THE MASTER BEDROOM, WHERE MARK HAS CHOSEN RUSTIC GARDEN TABLES TO SIT EITHER SIDE OF THE BED. “I LOVE THAT THEY’RE SLIGHTLY DIFFERENT BUT THAT THERE’S STILL SYMMETRY.” IMAGE: CHRIS EVERARD
The house also gave Mark a sense of legacy. “When I was having my darkest moments after I was diagnosed – that feeling of ‘does that mean I’m going to die?’ the one thing that reassured me, to a degree, was that Sally and the children have the house and that would help,” he says. “So much of you is in there – it’s more than just a photograph: it’s your books, it’s in everything that surrounds them – you’ve touched all of that. Thankfully, it’s not going to happen, but it’s important to remember.”
As Mark continues his recovery, he delights even more in the everyday pleasures he finds in his home. “Homes are so special – they are where you spend all of your personal time and they are an accumulation of your life, your aspirations, your dreams and your memories,” he says. “They contain the things you want to share with your children – it’s the environment that they are growing up in, and that you hope will help shape their futures, their aspirations and dreams, and their taste to a certain degree.”
Homes are so special – they are where you spend all of your personal time and they are an accumulation of your life, your aspirations, your dreams and your memories.”
While Felix doesn’t share his father’s passion for interiors (“he has a quiet appreciation of it”) Mabel is already taking after Mark. “Felix loves his sport, as does my wife, so they’ll do that and Mabel and I will go into the office and flick through an interiors book together. She’s moved bedrooms three times and is about to redecorate – she has a very strong point of view and I have to learn to let go!”
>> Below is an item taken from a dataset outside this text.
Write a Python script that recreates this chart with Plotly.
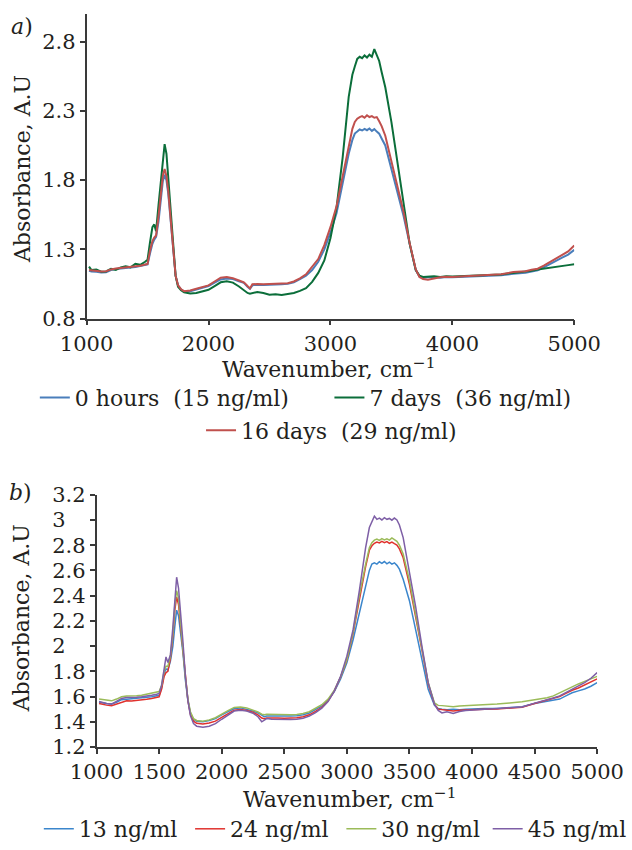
import plotly.graph_objects as go

# ---------------- data ----------------
WAVENUMBER = [
    1020, 1040, 1080, 1120, 1160, 1200, 1240, 1280, 1320, 1360,
    1400, 1440, 1480, 1500, 1520, 1540, 1555, 1570, 1590, 1610,
    1625, 1640, 1655, 1670, 1690, 1710, 1730, 1750, 1775, 1800,
    1850, 1900, 1950, 2000, 2050, 2100, 2150, 2200, 2250, 2290,
    2320, 2340, 2360, 2400, 2450, 2500, 2550, 2600, 2650, 2700,
    2750, 2800, 2850, 2900, 2950, 3000, 3050, 3100, 3150, 3180,
    3200, 3220, 3240, 3260, 3280, 3300, 3320, 3340, 3360, 3380,
    3400, 3420, 3450, 3500, 3550, 3600, 3650, 3700, 3730, 3760,
    3800, 3850, 3900, 3950, 4000, 4100, 4200, 4300, 4400, 4500,
    4600, 4650, 4700, 4750, 4800, 4850, 4900, 4950, 5000,
]

# panel a)
A_0_HOURS = [
    1.145, 1.140, 1.138, 1.133, 1.135, 1.150, 1.158, 1.160, 1.162, 1.168,
    1.172, 1.178, 1.185, 1.192, 1.270, 1.340, 1.370, 1.390, 1.500, 1.700,
    1.790, 1.838, 1.800, 1.700, 1.500, 1.290, 1.110, 1.040, 1.010, 0.995,
    0.998, 1.010, 1.020, 1.035, 1.060, 1.083, 1.090, 1.085, 1.070, 1.058,
    1.030, 1.015, 1.040, 1.045, 1.042, 1.043, 1.045, 1.048, 1.052, 1.062,
    1.085, 1.110, 1.150, 1.210, 1.300, 1.420, 1.560, 1.780, 1.990, 2.090,
    2.136, 2.150, 2.165, 2.158, 2.170, 2.160, 2.172, 2.155, 2.168, 2.150,
    2.135, 2.100, 2.050, 1.880, 1.720, 1.540, 1.340, 1.150, 1.105, 1.095,
    1.098, 1.100, 1.095, 1.100, 1.098, 1.102, 1.105, 1.110, 1.112, 1.124,
    1.130, 1.140, 1.148, 1.170, 1.195, 1.215, 1.240, 1.262, 1.296,
]
A_7_DAYS = [
    1.175, 1.150, 1.155, 1.138, 1.140, 1.160, 1.152, 1.170, 1.178, 1.170,
    1.195, 1.188, 1.210, 1.225, 1.350, 1.460, 1.480, 1.430, 1.620, 1.820,
    1.960, 2.060, 1.990, 1.800, 1.540, 1.290, 1.110, 1.030, 1.005, 0.990,
    0.982, 0.985, 0.998, 1.008, 1.035, 1.062, 1.070, 1.060, 1.032, 1.005,
    0.985, 0.980, 0.985, 0.992, 0.985, 0.972, 0.975, 0.970, 0.978, 0.985,
    1.000, 1.020, 1.065, 1.130, 1.220, 1.380, 1.600, 1.960, 2.400, 2.560,
    2.620, 2.675, 2.690, 2.680, 2.700, 2.685, 2.705, 2.690, 2.745, 2.700,
    2.660, 2.580, 2.470, 2.220, 1.920, 1.620, 1.340, 1.150, 1.110, 1.100,
    1.102, 1.105, 1.100, 1.105, 1.103, 1.108, 1.112, 1.115, 1.118, 1.130,
    1.138, 1.145, 1.155, 1.162, 1.170, 1.175, 1.182, 1.186, 1.192,
]
A_16_DAYS = [
    1.150, 1.148, 1.142, 1.140, 1.142, 1.155, 1.162, 1.165, 1.168, 1.172,
    1.176, 1.182, 1.190, 1.195, 1.290, 1.360, 1.385, 1.400, 1.540, 1.720,
    1.830, 1.880, 1.830, 1.720, 1.510, 1.290, 1.110, 1.040, 1.012, 0.998,
    1.003, 1.015, 1.025, 1.040, 1.068, 1.095, 1.100, 1.092, 1.075, 1.062,
    1.035, 1.018, 1.048, 1.050, 1.047, 1.048, 1.050, 1.052, 1.055, 1.068,
    1.090, 1.120, 1.172, 1.230, 1.330, 1.460, 1.610, 1.830, 2.060, 2.170,
    2.220, 2.243, 2.255, 2.262, 2.250, 2.268, 2.255, 2.262, 2.250, 2.255,
    2.225, 2.190, 2.120, 1.930, 1.750, 1.570, 1.345, 1.155, 1.100, 1.085,
    1.080, 1.090, 1.098, 1.102, 1.100, 1.106, 1.110, 1.115, 1.120, 1.136,
    1.142, 1.152, 1.160, 1.182, 1.207, 1.232, 1.255, 1.285, 1.327,
]

# panel b)
B_13 = [
    1.555, 1.550, 1.545, 1.542, 1.555, 1.575, 1.580, 1.582, 1.585, 1.590,
    1.595, 1.598, 1.603, 1.610, 1.670, 1.780, 1.820, 1.810, 1.880, 2.000,
    2.150, 2.285, 2.240, 2.120, 1.950, 1.730, 1.570, 1.470, 1.420, 1.405,
    1.400, 1.410, 1.425, 1.455, 1.480, 1.505, 1.510, 1.500, 1.485, 1.470,
    1.450, 1.440, 1.445, 1.445, 1.443, 1.442, 1.445, 1.448, 1.455, 1.470,
    1.495, 1.525, 1.570, 1.640, 1.740, 1.867, 2.050, 2.260, 2.490, 2.600,
    2.650, 2.660, 2.650, 2.668, 2.655, 2.670, 2.652, 2.665, 2.650, 2.660,
    2.640, 2.610, 2.530, 2.360, 2.128, 1.893, 1.657, 1.530, 1.505, 1.500,
    1.495, 1.500, 1.495, 1.500, 1.500, 1.505, 1.506, 1.512, 1.520, 1.545,
    1.560, 1.568, 1.580, 1.605, 1.630, 1.645, 1.660, 1.682, 1.710,
]
B_24 = [
    1.545, 1.540, 1.532, 1.527, 1.540, 1.558, 1.566, 1.565, 1.568, 1.572,
    1.578, 1.585, 1.592, 1.598, 1.660, 1.760, 1.790, 1.800, 1.900, 2.080,
    2.280, 2.390, 2.330, 2.180, 1.980, 1.740, 1.570, 1.460, 1.405, 1.388,
    1.383, 1.390, 1.405, 1.435, 1.465, 1.492, 1.498, 1.490, 1.475, 1.455,
    1.430, 1.425, 1.430, 1.432, 1.430, 1.428, 1.430, 1.432, 1.440, 1.455,
    1.482, 1.515, 1.565, 1.645, 1.755, 1.890, 2.100, 2.380, 2.630, 2.760,
    2.795, 2.815, 2.825, 2.818, 2.830, 2.820, 2.828, 2.815, 2.825, 2.812,
    2.800, 2.770, 2.700, 2.490, 2.240, 1.970, 1.700, 1.540, 1.500, 1.495,
    1.490, 1.485, 1.492, 1.495, 1.496, 1.500, 1.502, 1.508, 1.515, 1.545,
    1.570, 1.582, 1.600, 1.625, 1.650, 1.668, 1.690, 1.712, 1.740,
]
B_30 = [
    1.580, 1.578, 1.570, 1.566, 1.580, 1.598, 1.605, 1.603, 1.606, 1.610,
    1.618, 1.625, 1.632, 1.640, 1.690, 1.800, 1.840, 1.840, 1.920, 2.100,
    2.320, 2.440, 2.380, 2.200, 1.990, 1.750, 1.580, 1.480, 1.425, 1.410,
    1.405, 1.415, 1.432, 1.462, 1.488, 1.514, 1.518, 1.510, 1.492, 1.478,
    1.460, 1.455, 1.460, 1.458, 1.455, 1.453, 1.455, 1.458, 1.465, 1.480,
    1.505, 1.535, 1.580, 1.650, 1.755, 1.893, 2.110, 2.400, 2.650, 2.780,
    2.820, 2.840, 2.848, 2.838, 2.852, 2.842, 2.850, 2.840, 2.858, 2.845,
    2.830, 2.800, 2.730, 2.520, 2.260, 1.980, 1.710, 1.550, 1.530, 1.528,
    1.522, 1.520, 1.525, 1.527, 1.527, 1.535, 1.540, 1.548, 1.558, 1.574,
    1.590, 1.605, 1.630, 1.655, 1.680, 1.700, 1.720, 1.740, 1.760,
]
B_45 = [
    1.560, 1.553, 1.545, 1.540, 1.560, 1.585, 1.592, 1.590, 1.594, 1.598,
    1.602, 1.610, 1.618, 1.625, 1.690, 1.840, 1.914, 1.870, 1.930, 2.150,
    2.380, 2.546, 2.460, 2.300, 2.040, 1.760, 1.570, 1.450, 1.385, 1.365,
    1.357, 1.365, 1.385, 1.420, 1.455, 1.485, 1.492, 1.485, 1.468, 1.440,
    1.400, 1.415, 1.425, 1.420, 1.418, 1.415, 1.418, 1.420, 1.428, 1.445,
    1.472, 1.508, 1.560, 1.645, 1.760, 1.920, 2.130, 2.440, 2.780, 2.940,
    2.990, 3.030, 3.005, 3.015, 3.000, 3.018, 3.005, 3.012, 2.998, 3.015,
    3.000, 2.960, 2.860, 2.600, 2.310, 1.997, 1.710, 1.540, 1.490, 1.470,
    1.480, 1.465, 1.482, 1.490, 1.495, 1.500, 1.505, 1.510, 1.518, 1.548,
    1.572, 1.588, 1.605, 1.630, 1.655, 1.680, 1.710, 1.745, 1.790,
]

NAMES_A = ["0 hours\u00a0\u00a0(15 ng/ml)", "7 days\u00a0\u00a0(36 ng/ml)", "16 days\u00a0\u00a0(29 ng/ml)"]
NAMES_B = ["13 ng/ml", "24 ng/ml", "30 ng/ml", "45 ng/ml"]

X_TICKS_A = [1000, 2000, 3000, 4000, 5000]
Y_TICKS_A = [0.8, 1.3, 1.8, 2.3, 2.8]
X_TICKS_B = [1000, 1500, 2000, 2500, 3000, 3500, 4000, 4500, 5000]
Y_TICKS_B = [1.2, 1.4, 1.6, 1.8, 2.0, 2.2, 2.4, 2.6, 2.8, 3.0, 3.2]
Y_TICKTEXT_B = ["1.2", "1.4", "1.6", "1.8", "2\u00a0\u00a0\u00a0", "2.2", "2.4",
                "2.6", "2.8", "3\u00a0\u00a0\u00a0", "3.2"]

# ---------------- styling ----------------
W, H = 632, 850
FONT = "DejaVu Serif"
TXT = "#231f20"
AXC = "#3a3a3a"
COLORS_A = ["#4A7EBB", "#0B6E3A", "#C0504D"]
COLORS_B = ["#3B86CC", "#E0322E", "#9BBB59", "#7E5FA6"]


def fx(px):
    return px / W


def fy(py):
    return 1 - py / H


fig = go.Figure()

legends_a = ["legend", "legend2", "legend3"]
for ys, name, col, lg in zip([A_0_HOURS, A_7_DAYS, A_16_DAYS], NAMES_A, COLORS_A, legends_a):
    fig.add_trace(go.Scatter(x=WAVENUMBER, y=ys, mode="lines", name=name,
                             line=dict(color=col, width=2), xaxis="x", yaxis="y",
                             legend=lg))

legends_b = ["legend4", "legend5", "legend6", "legend7"]
for ys, name, col, lg in zip([B_13, B_24, B_30, B_45], NAMES_B, COLORS_B, legends_b):
    fig.add_trace(go.Scatter(x=WAVENUMBER, y=ys, mode="lines", name=name,
                             line=dict(color=col, width=1.5), xaxis="x2", yaxis="y2",
                             legend=lg))

axis_common = dict(showline=True, linecolor=AXC, linewidth=1.5, ticks="outside",
                   ticklen=5, tickwidth=1.5, tickcolor=AXC, showgrid=False,
                   zeroline=False, tickfont=dict(family=FONT, size=21, color=TXT),
                   automargin=False)


def leg(text_x, ypx):
    # legend text begins about 40 px right of the legend's left edge
    return dict(x=fx(text_x - 40), y=fy(ypx), xanchor="left", yanchor="middle",
                orientation="h", bgcolor="rgba(0,0,0,0)", itemwidth=30,
                font=dict(family=FONT, size=22, color=TXT))


fig.update_layout(
    width=W, height=H,
    margin=dict(l=0, r=0, t=0, b=0),
    paper_bgcolor="white", plot_bgcolor="white",
    font=dict(family=FONT, size=21, color=TXT),
    showlegend=True,
    xaxis=dict(domain=[fx(87), fx(577)], anchor="y", range=[1000, 5000],
               tickvals=X_TICKS_A, **axis_common),
    yaxis=dict(domain=[fy(322), fy(14)], anchor="x", range=[0.8, 3.0],
               tickvals=Y_TICKS_A, **axis_common),
    xaxis2=dict(domain=[fx(97), fx(600)], anchor="y2", range=[1000, 5000],
                tickvals=X_TICKS_B, **axis_common),
    yaxis2=dict(domain=[fy(755), fy(500)], anchor="x2", range=[1.2, 3.2],
                tickvals=Y_TICKS_B, ticktext=Y_TICKTEXT_B, **axis_common),
    legend=leg(75, 402),
    legend2=leg(371, 402),
    legend3=leg(242, 435),
    legend4=leg(79, 838),
    legend5=leg(231, 838),
    legend6=leg(383, 838),
    legend7=leg(530, 838),
)

ann_font = dict(family=FONT, size=22, color=TXT)
annotations = [
    dict(text="<i>a</i>)", x=fx(22), y=fy(27)),
    dict(text="<i>b</i>)", x=fx(21), y=fy(498)),
    dict(text="Wavenumber, cm<sup>\u22121</sup>", x=fx(331), y=fy(372)),
    dict(text="Wavenumber, cm<sup>\u22121</sup>", x=fx(352), y=fy(807)),
    dict(text="Absorbance, A.U", x=fx(22), y=fy(171), textangle=-90),
    dict(text="Absorbance, A.U", x=fx(21), y=fy(625), textangle=-90),
]
for a in annotations:
    fig.add_annotation(xref="paper", yref="paper", showarrow=False,
                       xanchor="center", yanchor="middle", font=ann_font, **a)

# remove the browser's default 8px page margin so the figure fills the window
fig.write_html("out.html",
               config={"displayModeBar": False},
               post_script="document.body.style.margin='0';"
                           "document.body.style.overflow='hidden';")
But Mark’s approach to creating a beautiful home for his family is about far more than just having somewhere pretty to live. It’s about cultivating an appreciation of beauty in all its forms: “I’d love for Mabel to do an art foundation course, even if she goes on to do something different. She’ll learn to use her eyes, so wherever she is, she’ll be able to see something she appreciates which is of beauty,” he says. “Hopefully, that’s the spirit that the house creates for the children, so that in this really tough world they’re coming into they can find those moments of security and comfort for themselves because they’ll know how to find them and what’s important.”
Homes, like their owners, evolve and will see them through the good times and bad. “I always said to Sally when we were looking to move that I needed a house that would kind of feed my soul,” he says. “And that’s exactly what our home does.”